For about a decade after school, Tipling held various jobs, including a stint as an auditor at a financial firm investigating internal fraud. But his love for photography was never far. He eventually started a photo agency that at one point represented around 40 photographers including himself, and he has published several books, from Top Birding Spots in Britain & Ireland (Harper Collins, 1996) to his 2013 monograph collection, Owls (Evans Mitchell Books) with Jari Peltomäki, and Birds & People with Mark Cocker (Random House, 2013). 

Tipling uses a Nikon D810 and a D500 most often and a range of lenses, everything from wide angle to telephoto. His main owl lens is a 400mm. He relies on flash or artificial lighting to capture the owls at night. During the day, he prefers low light. 
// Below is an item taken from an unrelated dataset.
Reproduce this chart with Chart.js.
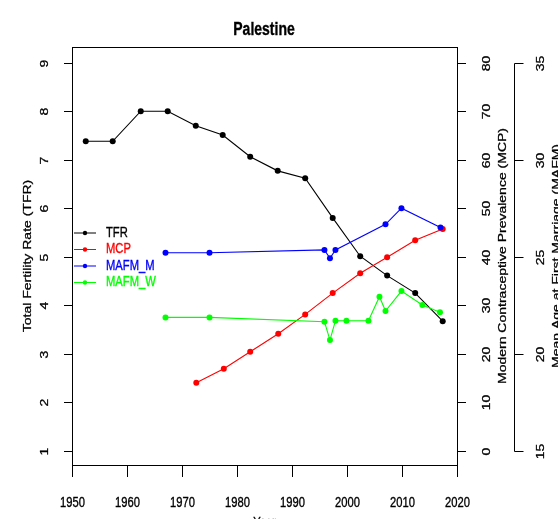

Tipling works on behalf of a variety of conservation groups, documenting the illegal trapping of birds in the countries surrounding the Mediterranean Sea. A few years after Jonathan Franzen published an article in the New Yorker on the illegal trapping of birds in Cypress (“Emptying the Skies,” 2010), Tipling was tasked to shoot the bird sequences for a documentary film of the same name, based on the article. 

For Tipling, the slow, steady decline of so many bird species due to trapping, intensive agriculture, use of chemicals that impact insect and bird populations, and other factors—and the silence that comes with that decline—has been startling. 

“The numbers of birds that are being trapped and killed every year is astonishing,” he says. “Here in the UK, so many species are in decline. When I was a schoolboy, you’d hear any number of turtle doves on your way to school. Now, you’re lucky if you hear one singing in spring or summer.”

“The cuckoo in English folklore was once the soundtrack to everyone’s lives in the countryside,” he says. “But now I struggle to take my children out to hear a cuckoo calling in spring. I guess many people are not aware of what we’re losing because they don’t have that awareness of the natural world around them. When I go to the wilder parts of Europe, like in Spain, where there is no agriculture, there are so many birds everywhere. It reminds you of what it was like back home so long ago.”